### Data rows:
▬▬▬▬▬▬

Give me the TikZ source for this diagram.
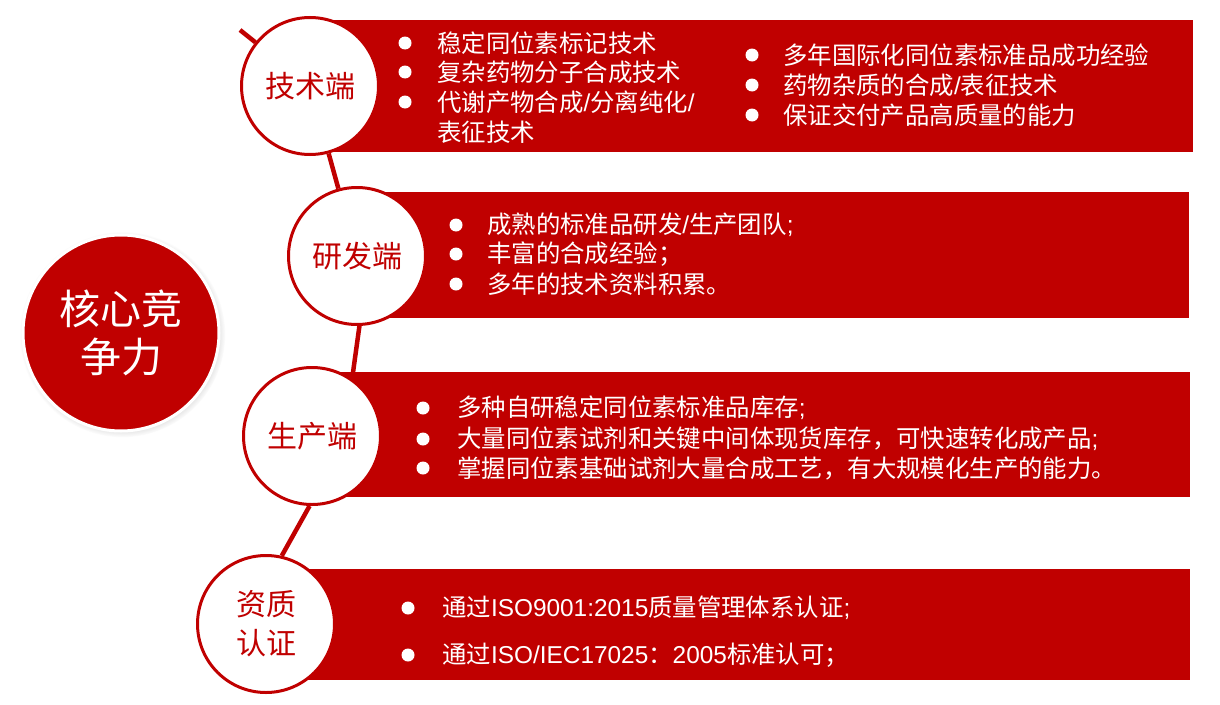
\documentclass[tikz,border=0pt]{standalone}
\usepackage{fontspec}
\newfontfamily\cjk{Noto Sans CJK SC}
\newfontfamily\latin{Liberation Sans}
\usetikzlibrary{shadows}
\definecolor{corered}{RGB}{192,0,0}
\pgfdeclarelayer{back}
\pgfdeclarelayer{bars}
\pgfsetlayers{back,bars,main}

\begin{document}
\begin{tikzpicture}[x=1pt, y=-1pt,
    stage/.style={circle, draw=corered, line width=3pt, fill=white, minimum size=137pt, inner sep=0pt,
                  text=corered, font=\cjk\fontsize{30}{39}\selectfont, align=center},
    core/.style={circle, draw=white, line width=3pt, fill=corered, minimum size=196pt, inner sep=0pt,
                 text=white, font=\cjk\fontsize{41}{48}\selectfont, align=center,
                 circular drop shadow={shadow scale=1.05, opacity=0.45}},
    dot/.style={circle, fill=white, inner sep=0pt, minimum size=13pt},
    item/.style={anchor=west, inner sep=0pt, text=white, font=\cjk\fontsize{24.4}{28}\selectfont},
    link/.style={draw=corered, line width=4.5pt},
    bar/.style={fill=corered}]

        \useasboundingbox (0,0) rectangle (1220,704);

        \node[core]  (core) at (121,333) {核心竞\\争力};

        \node[stage] (tech) at (310, 86) {技术端};
        \node[stage] (dev)  at (357,256) {研发端};
        \node[stage] (prod) at (312,436) {生产端};
        \node[stage] (cert) at (266,624) {资质\\认证};

        \coordinate (stub) at (240,30);

        \begin{pgfonlayer}{bars}
          \fill[bar] (310, 20) rectangle (1193,152);
          \fill[bar] (357,192) rectangle (1189,318);
          \fill[bar] (312,372) rectangle (1190,497);
          \fill[bar] (266,569) rectangle (1190,680);
        \end{pgfonlayer}

        \begin{pgfonlayer}{back}
          \draw[link] (stub) to (tech);
          \draw[link] (tech) to (dev);
          \draw[link] (dev.-88) to (prod.55);
          \draw[link] (prod.-92) to (cert.77);
        \end{pgfonlayer}

        % 技术端
        \node[dot]  (b11) at (405, 43) {};
        \node[dot]  (b12) at (405, 72) {};
        \node[dot]  (b13) at (405,102) {};
        \node[item] (t11) at (437, 43) {稳定同位素标记技术};
        \node[item] (t12) at (437, 72) {复杂药物分子合成技术};
        \node[item] (t13) at (437,102) {代谢产物合成{\latin/}分离纯化{\latin/}};
        \node[item] (t14) at (437,132) {表征技术};
        \node[dot]  (b15) at (752, 55) {};
        \node[dot]  (b16) at (752, 85) {};
        \node[dot]  (b17) at (752,115) {};
        \node[item] (t15) at (783, 55) {多年国际化同位素标准品成功经验};
        \node[item] (t16) at (783, 85) {药物杂质的合成{\latin/}表征技术};
        \node[item] (t17) at (783,115) {保证交付产品高质量的能力};

        % 研发端
        \node[dot]  (b21) at (456,225) {};
        \node[dot]  (b22) at (456,254) {};
        \node[dot]  (b23) at (456,284) {};
        \node[item] (t21) at (487,225) {成熟的标准品研发{\latin/}生产团队{\latin;}};
        \node[item] (t22) at (487,254) {丰富的合成经验；};
        \node[item] (t23) at (487,284) {多年的技术资料积累。};

        % 生产端
        \node[dot]  (b31) at (423,408) {};
        \node[dot]  (b32) at (423,439) {};
        \node[dot]  (b33) at (423,468) {};
        \node[item] (t31) at (457,408) {多种自研稳定同位素标准品库存{\latin;}};
        \node[item] (t32) at (457,439) {大量同位素试剂和关键中间体现货库存，可快速转化成产品{\latin;}};
        \node[item] (t33) at (457,468) {掌握同位素基础试剂大量合成工艺，有大规模化生产的能力。};

        % 资质认证
        \node[dot]  (b41) at (408,608) {};
        \node[dot]  (b42) at (408,655) {};
        \node[item] (t41) at (442,608) {通过{\latin ISO9001:2015}质量管理体系认证{\latin;}};
        \node[item] (t42) at (442,655) {通过{\latin ISO/IEC17025}：{\latin 2005}标准认可；};
      \end{tikzpicture}
\end{document}
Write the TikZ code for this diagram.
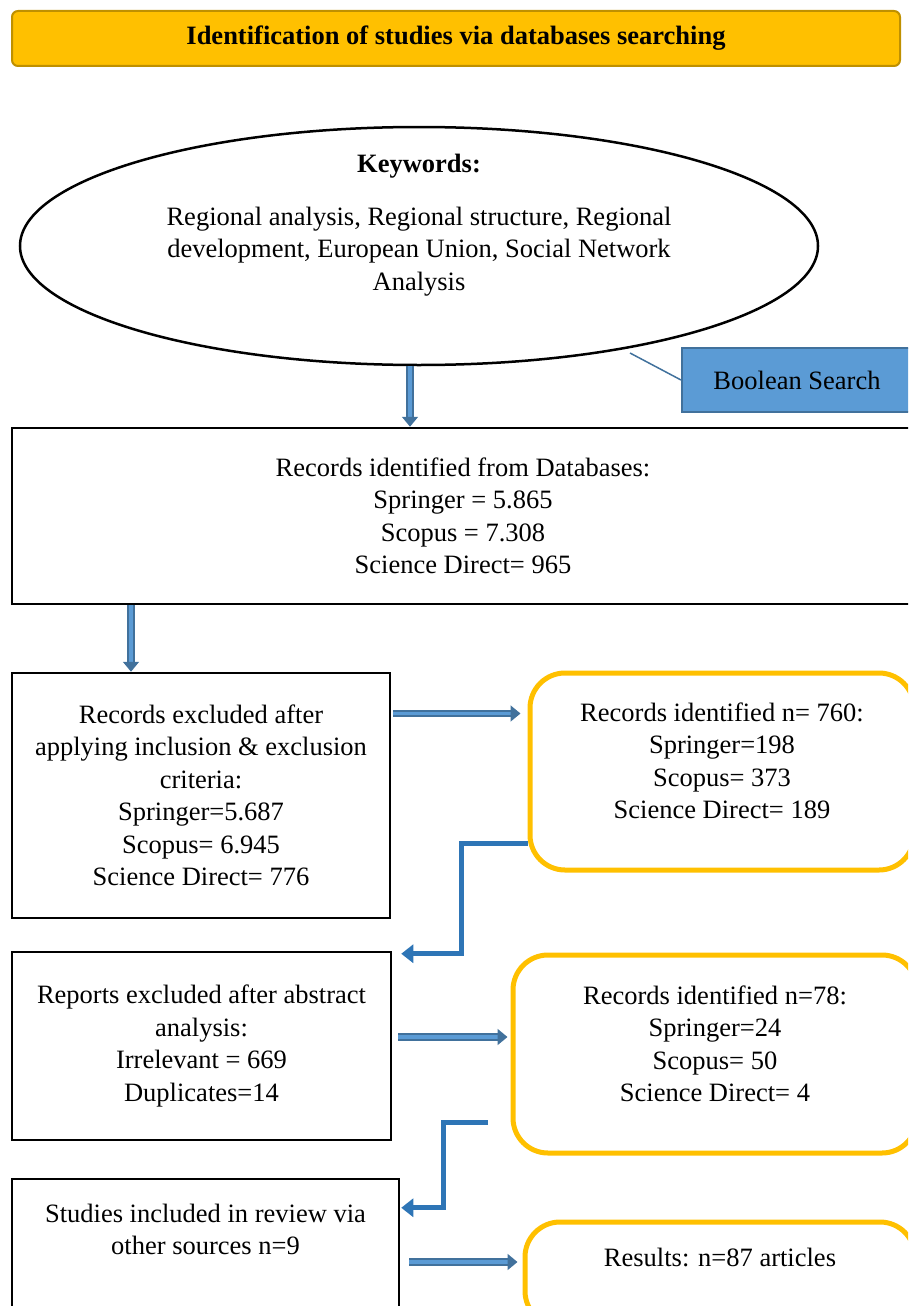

▬▬▬▬▬▬

### The task:
How many of the lines above contain the string "this"? Give the number only.

### Solved exercise:
2